What can you do without? Clean air? Clean water? The local dairy farm? A forest forever wild?
In times of economic uncertainty, public funding for these things generally ends up on the cutting room floor. The environment cannot compete with bailing out toxic mortgages, and to compound the matter further, private philanthropic dollars contract when the market crashes.
When the federal budget has insufficient funds to combat western wildfires - a situation which has become chronic but which is likely to be even more acute in this economy - all Forest Service funds that have not been officially obligated are liable to rapid reallocation. Conservation Projects funded under the Forest Legacy Program and Highlands Conservation Act are particularly vulnerable to losing funding in this way.

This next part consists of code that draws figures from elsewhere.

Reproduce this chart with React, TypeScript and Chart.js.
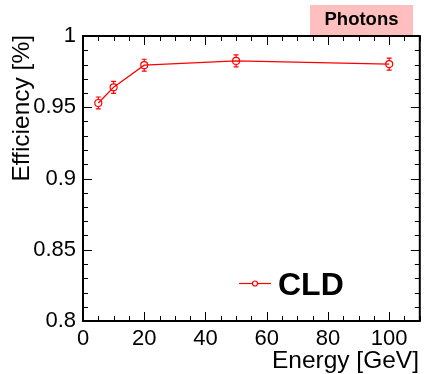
import React, { useEffect, useRef } from "react";
import { Chart, registerables } from "chart.js";

Chart.register(...registerables);

const energies = [5, 10, 20, 50, 100];
const efficiency = [0.953, 0.964, 0.9795, 0.9825, 0.9803];
const errors = [0.0042, 0.0042, 0.0042, 0.0042, 0.0042];
const xTickLabels = [0, 20, 40, 60, 80, 100];
const yTickLabels = [0.8, 0.85, 0.9, 0.95, 1];

const FONT = "'Liberation Sans', Arial, sans-serif";
const RED = "#ff0000";

const rootPlugin = {
  id: "rootStyle",
  afterDatasetsDraw(chart: any) {
    const ctx = chart.ctx;
    const { left, right, top, bottom } = chart.chartArea;
    const xs = chart.scales.x;
    const ys = chart.scales.y;
    ctx.save();
    // error bars
    ctx.strokeStyle = RED;
    ctx.lineWidth = 1.2;
    energies.forEach((e, i) => {
      const px = xs.getPixelForValue(e);
      const y1 = ys.getPixelForValue(efficiency[i] + errors[i]);
      const y2 = ys.getPixelForValue(efficiency[i] - errors[i]);
      const yc = ys.getPixelForValue(efficiency[i]);
      ctx.beginPath();
      ctx.moveTo(px, y1);
      ctx.lineTo(px, yc - 3.5);
      ctx.moveTo(px, yc + 3.5);
      ctx.lineTo(px, y2);
      ctx.moveTo(px - 2.5, y1);
      ctx.lineTo(px + 2.5, y1);
      ctx.moveTo(px - 2.5, y2);
      ctx.lineTo(px + 2.5, y2);
      ctx.stroke();
    });
    // frame
    ctx.strokeStyle = "#000";
    ctx.lineWidth = 2;
    ctx.strokeRect(left, top, right - left, bottom - top);
    // x ticks (inside, top and bottom)
    ctx.lineWidth = 1;
    for (let v = 0; v <= 110; v += 5) {
      const px = Math.round(xs.getPixelForValue(v)) + 0.5;
      const len = v % 20 === 0 ? 9 : 5;
      ctx.beginPath();
      ctx.moveTo(px, bottom);
      ctx.lineTo(px, bottom - len);
      ctx.moveTo(px, top);
      ctx.lineTo(px, top + len);
      ctx.stroke();
    }
    // y ticks
    for (let k = 0; k <= 20; k++) {
      const v = 0.8 + k * 0.01;
      const py = Math.round(ys.getPixelForValue(v)) + 0.5;
      const len = k % 5 === 0 ? 9 : 5;
      ctx.beginPath();
      ctx.moveTo(left, py);
      ctx.lineTo(left + len, py);
      ctx.moveTo(right, py);
      ctx.lineTo(right - len, py);
      ctx.stroke();
    }
    // axis titles
    ctx.fillStyle = "#000";
    ctx.font = `24.5px ${FONT}`;
    ctx.textBaseline = "alphabetic";
    ctx.textAlign = "right";
    ctx.fillText("Energy [GeV]", 419, 368);
    ctx.save();
    ctx.translate(29, 35);
    ctx.rotate(-Math.PI / 2);
    ctx.textAlign = "right";
    ctx.fillText("Efficiency [%]", 0, 0);
    ctx.restore();
    // legend
    ctx.strokeStyle = RED;
    ctx.lineWidth = 1.2;
    ctx.beginPath();
    ctx.moveTo(239, 283.5);
    ctx.lineTo(271, 283.5);
    ctx.stroke();
    ctx.fillStyle = "#fff";
    ctx.beginPath();
    ctx.arc(255, 283.5, 2.5, 0, Math.PI * 2);
    ctx.fill();
    ctx.stroke();
    ctx.fillStyle = "#000";
    ctx.font = `bold 32px ${FONT}`;
    ctx.textBaseline = "alphabetic";
    ctx.textAlign = "left";
    ctx.fillText("CLD", 278, 295);
    // Photons box
    ctx.fillStyle = "#ffbfbf";
    ctx.fillRect(310, 5, 103, 30);
    ctx.fillStyle = "#000";
    ctx.font = `bold 18.5px ${FONT}`;
    ctx.textAlign = "center";
    ctx.textBaseline = "middle";
    ctx.fillText("Photons", 361.5, 20);
    ctx.restore();
  },
};

export default function App() {
  const ref = useRef<HTMLCanvasElement | null>(null);
  useEffect(() => {
    document.body.style.margin = "0";
    const chart = new Chart(ref.current as HTMLCanvasElement, {
      type: "line",
      data: {
        datasets: [
          {
            data: energies.map((e, i) => ({ x: e, y: efficiency[i] })),
            borderColor: RED,
            borderWidth: 1.2,
            pointRadius: 3.5,
            pointBorderWidth: 1.2,
            pointBackgroundColor: "rgba(255,255,255,0)",
            pointBorderColor: RED,
            tension: 0,
          },
        ],
      },
      options: {
        animation: false,
        responsive: false,
        layout: { padding: { top: 36, right: 4, left: 0, bottom: 0 } },
        plugins: { legend: { display: false }, tooltip: { enabled: false } },
        scales: {
          x: {
            type: "linear",
            min: 0,
            max: 110,
            grid: { display: false, drawTicks: false, tickLength: 0 },
            border: { display: false },
            afterBuildTicks: (s: any) => {
              s.ticks = xTickLabels.map((v) => ({ value: v }));
            },
            afterFit: (s: any) => {
              s.height = 53;
            },
            ticks: {
              color: "#000",
              font: { family: FONT, size: 22 },
              padding: 5,
              maxRotation: 0,
              callback: (v: any) => String(v),
            },
          },
          y: {
            type: "linear",
            min: 0.8,
            max: 1,
            grid: { display: false, drawTicks: false, tickLength: 0 },
            border: { display: false },
            afterBuildTicks: (s: any) => {
              s.ticks = yTickLabels.map((v) => ({ value: v }));
            },
            afterFit: (s: any) => {
              s.width = 83;
            },
            ticks: {
              color: "#000",
              font: { family: FONT, size: 22 },
              padding: 7,
              callback: (v: any) => String(Math.round(v * 100) / 100),
            },
          },
        },
      },
      plugins: [rootPlugin],
    } as any);
    return () => chart.destroy();
  }, []);
  return (
    <div style={{ position: "absolute", left: 0, top: 0, width: 425, height: 374, background: "#fff" }}>
      <canvas ref={ref} width={425} height={374} />
    </div>
  );
}
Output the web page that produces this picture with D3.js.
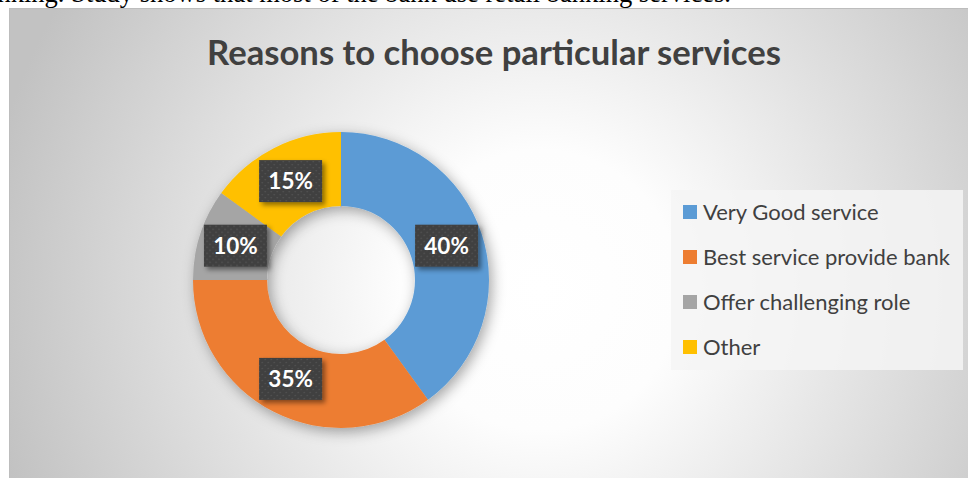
<!DOCTYPE html>
<meta charset="utf-8">
<style>
  body { margin: 0; background: #fff; }
  svg { display: block; }
  .body-text { font-family: "Liberation Serif", "Times New Roman", serif; fill: #000; }
  .title { font-family: Lato, "Open Sans", sans-serif; font-weight: bold; fill: #404040; }
  .legend text { font-family: Lato, "Open Sans", sans-serif; fill: #404040; }
  .lbl { font-family: Lato, "Open Sans", sans-serif; font-weight: bold; fill: #fff; }
</style>
<body>
<svg width="968" height="478"></svg>

<script src="https://cdn.jsdelivr.net/npm/d3@7"></script>
<script>

// chart data
var categories = ["Very Good service", "Best service provide bank", "Offer challenging role", "Other"];
var values = [40, 35, 10, 15];
var colors = ["#5B9BD5", "#ED7D31", "#A5A5A5", "#FFC000"];
var title = "Reasons to choose particular services";
var bodyLine = "nking. Study shows that most of the bank use retail banking services.";

var svg = d3.select("svg");
var defs = svg.append("defs");

// radial background of the chart area
var grad = defs.append("radialGradient")
    .attr("id", "bg")
    .attr("gradientUnits", "userSpaceOnUse")
    .attr("cx", 540).attr("cy", 290).attr("r", 560);
grad.append("stop").attr("offset", 0).attr("stop-color", "#ffffff");
grad.append("stop").attr("offset", 0.25).attr("stop-color", "#fdfdfd");
grad.append("stop").attr("offset", 1).attr("stop-color", "#c2c2c2");

// soft shadow for the ring
var sh = defs.append("filter").attr("id", "ringShadow")
    .attr("x", "-30%").attr("y", "-30%").attr("width", "160%").attr("height", "160%");
sh.append("feDropShadow").attr("dx", 3).attr("dy", 4).attr("stdDeviation", 7)
    .attr("flood-color", "#000").attr("flood-opacity", 0.35);

// shadow for the label boxes
var ls = defs.append("filter").attr("id", "lblShadow")
    .attr("x", "-30%").attr("y", "-30%").attr("width", "170%").attr("height", "170%");
ls.append("feDropShadow").attr("dx", 3).attr("dy", 3).attr("stdDeviation", 2.5)
    .attr("flood-color", "#000").attr("flood-opacity", 0.45);

// dotted fill of the label boxes
var pat = defs.append("pattern").attr("id", "dots")
    .attr("patternUnits", "userSpaceOnUse").attr("width", 6).attr("height", 6);
pat.append("rect").attr("width", 6).attr("height", 6).attr("fill", "#404040");
pat.append("rect").attr("x", 1).attr("y", 1).attr("width", 1.2).attr("height", 1.2).attr("fill", "#5a5a5a");
pat.append("rect").attr("x", 4).attr("y", 4).attr("width", 1.2).attr("height", 1.2).attr("fill", "#5a5a5a");

// document text cut off above the chart (fitted so it ends near x=731)
var bt = svg.append("text")
    .attr("class", "body-text")
    .attr("x", 731).attr("y", 2)
    .attr("text-anchor", "end")
    .style("font-size", "21px")
    .text(bodyLine);
var bw = bt.node().getComputedTextLength();
bt.style("font-size", (21 * 734 / bw) + "px");

// chart area
svg.append("rect")
    .attr("x", 9.5).attr("y", 8.5)
    .attr("width", 970).attr("height", 480)
    .attr("fill", "url(#bg)")
    .attr("stroke", "#bdbdbd").attr("stroke-width", 1);

// title
var t = svg.append("text")
    .attr("class", "title")
    .attr("x", 494).attr("y", 65)
    .attr("text-anchor", "middle")
    .style("font-size", "32px")
    .text(title);
var tw = t.node().getComputedTextLength();
t.style("font-size", (32 * 574 / tw) + "px");

// donut
var cx = 341, cy = 280, outerR = 148, innerR = 74;
var total = d3.sum(values);
var pie = d3.pie().sort(null).value(function(d) { return d; });
var arc = d3.arc().innerRadius(innerR).outerRadius(outerR);
var arcs = pie(values);

var g = svg.append("g").attr("transform", "translate(" + cx + "," + cy + ")");

g.append("g")
    .attr("filter", "url(#ringShadow)")
    .selectAll("path")
    .data(arcs)
    .enter().append("path")
    .attr("d", arc)
    .attr("fill", function(d, i) { return colors[i]; });

// data labels
var fmt = d3.format(".0%");
var lab = g.selectAll(".lab")
    .data(arcs)
    .enter().append("g")
    .attr("class", "lab")
    .attr("transform", function(d) { return "translate(" + arc.centroid(d) + ")"; });

lab.append("rect")
    .attr("x", -31.5).attr("y", -21)
    .attr("width", 63).attr("height", 42)
    .attr("fill", "url(#dots)")
    .attr("filter", "url(#lblShadow)");

lab.append("text")
    .attr("class", "lbl")
    .attr("text-anchor", "middle")
    .attr("dy", "0.36em")
    .style("font-size", "22.5px")
    .text(function(d) { return fmt(d.data / total); });

// legend
var legend = svg.append("g").attr("class", "legend");
legend.append("rect")
    .attr("x", 671).attr("y", 190)
    .attr("width", 292).attr("height", 180)
    .attr("fill", "#f4f4f4").attr("fill-opacity", 0.85);

var rowY = d3.scalePoint().domain(categories).range([212, 347]);

var item = legend.selectAll(".item")
    .data(categories)
    .enter().append("g")
    .attr("class", "item")
    .attr("transform", function(d) { return "translate(683," + rowY(d) + ")"; });

item.append("rect")
    .attr("x", 0).attr("y", -7)
    .attr("width", 14).attr("height", 14)
    .attr("fill", function(d, i) { return colors[i]; });

var lt = item.append("text")
    .attr("x", 20).attr("dy", "0.35em")
    .style("font-size", "20px")
    .text(function(d) { return d; });

// fit legend text to the widest entry (about 247px)
var widest = d3.max(lt.nodes(), function(n) { return n.getComputedTextLength(); });
lt.style("font-size", (20 * 247 / widest) + "px");

</script>
</body>
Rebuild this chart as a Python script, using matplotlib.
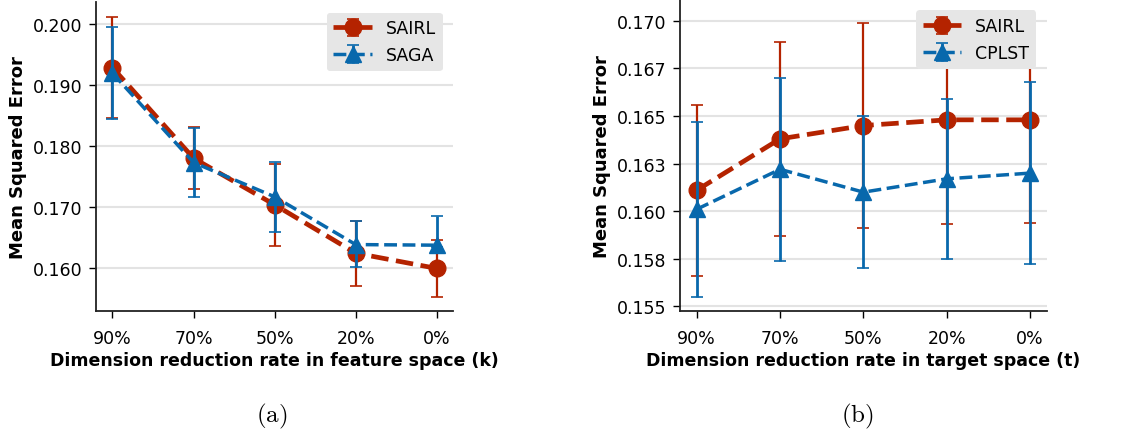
import numpy as np
import matplotlib
matplotlib.use('Agg')
from matplotlib import pyplot as plt

plt.rcParams['mathtext.fontset'] = 'cm'

rates = ['90%', '70%', '50%', '20%', '0%']

# (a) feature space
a_sairl     = [0.1928, 0.1780, 0.1704, 0.1625, 0.1600]
a_sairl_err = [0.0083, 0.0051, 0.0067, 0.0053, 0.0046]
a_saga      = [0.1919, 0.1773, 0.1717, 0.1639, 0.1638]
a_saga_lo   = [0.0075, 0.0056, 0.0057, 0.0036, 0.0003]
a_saga_hi   = [0.0075, 0.0056, 0.0057, 0.0038, 0.0047]

# (b) target space
b_sairl     = [0.1611, 0.1638, 0.1645, 0.1648, 0.1648]
b_sairl_err = [0.0045, 0.0051, 0.0054, 0.0055, 0.0054]
b_cplst     = [0.1601, 0.1622, 0.1610, 0.1617, 0.1620]
b_cplst_err = [0.0046, 0.0048, 0.0040, 0.0042, 0.0048]

a_yticks = [0.160, 0.170, 0.180, 0.190, 0.200]
a_ylabels = ['0.160', '0.170', '0.180', '0.190', '0.200']
b_yticks = [0.155, 0.1575, 0.160, 0.1625, 0.165, 0.1675, 0.170]
b_ylabels = ['0.155', '0.158', '0.160', '0.163', '0.165', '0.167', '0.170']

red = '#b42300'
blue = '#0868ac'

fig = plt.figure(figsize=(11.3, 4.31), dpi=100)
ax1 = fig.add_axes([0.0852, 0.2768, 0.3157, 0.716])
ax2 = fig.add_axes([0.6018, 0.2768, 0.3245, 0.721])

x = np.arange(len(rates))

def draw(ax, y1, e1, y2, e2, lab2, xlabel):
    ax.errorbar(x, y1, yerr=e1, color=red, ecolor=red, ls='--', lw=3.4,
                marker='o', ms=12, elinewidth=1.6, capsize=4, capthick=1.2,
                label='SAIRL', zorder=3)
    ax.errorbar(x, y2, yerr=e2, color=blue, ecolor=blue, ls='--', lw=2.5,
                marker='^', ms=11, elinewidth=2.0, capsize=4, capthick=1.2,
                label=lab2, zorder=4)
    ax.set_xticks(x)
    ax.set_xticklabels(rates)
    ax.set_xlim(-0.2, 4.2)
    ax.grid(axis='y', color='#e3e3e3', lw=1.5)
    ax.set_axisbelow(True)
    for s in ['top', 'right']:
        ax.spines[s].set_visible(False)
    for s in ['left', 'bottom']:
        ax.spines[s].set_linewidth(1.3)
        ax.spines[s].set_color('#222222')
    ax.tick_params(labelsize=12.5, length=5, width=1, pad=5)
    ax.tick_params(axis='x', pad=8)
    ax.set_xlabel(xlabel, fontsize=12.5, fontweight='bold', labelpad=3)
    ax.set_ylabel('Mean Squared Error', fontsize=13, fontweight='bold', labelpad=4)
    ax.legend(loc='upper right', fontsize=12.5, frameon=True,
              facecolor='#e6e6e6', edgecolor='none', framealpha=1,
              borderaxespad=0.6, handlelength=2.2)

draw(ax1, a_sairl, a_sairl_err, a_saga, [a_saga_lo, a_saga_hi], 'SAGA',
     'Dimension reduction rate in feature space (k)')
ax1.set_yticks(a_yticks)
ax1.set_yticklabels(a_ylabels)
ax1.set_ylim(0.1531, 0.2035)

draw(ax2, b_sairl, b_sairl_err, b_cplst, b_cplst_err, 'CPLST',
     'Dimension reduction rate in target space (t)')
ax2.set_yticks(b_yticks)
ax2.set_yticklabels(b_ylabels)
ax2.set_ylim(0.15477, 0.1711)

fig.text(272 / 1130, 0.033, r'$\mathrm{(a)}$', fontsize=18, ha='center', va='center')
fig.text(857 / 1130, 0.033, r'$\mathrm{(b)}$', fontsize=18, ha='center', va='center')

fig.savefig('out.png', dpi=100)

If a core function of politics is the allocation of scarce resources, the squeakiest wheels get the grease. Rural voters need the support of their urban counterparts to ensure that the conservation of the air we all breathe, the water we drink, the natural areas where we recreate, the local farms that provide us with food and the ecology of our wildlands are not left as unfunded mandates. We also have to do our part to put our personal resources and those of our municipalities on the table. There is nothing like a leveraged dollar to bring a smile to a bureaucrat's heart.
There are bargains to be had as land values fall. But without the money to act on them, these properties may end up in a speculator's portfolio.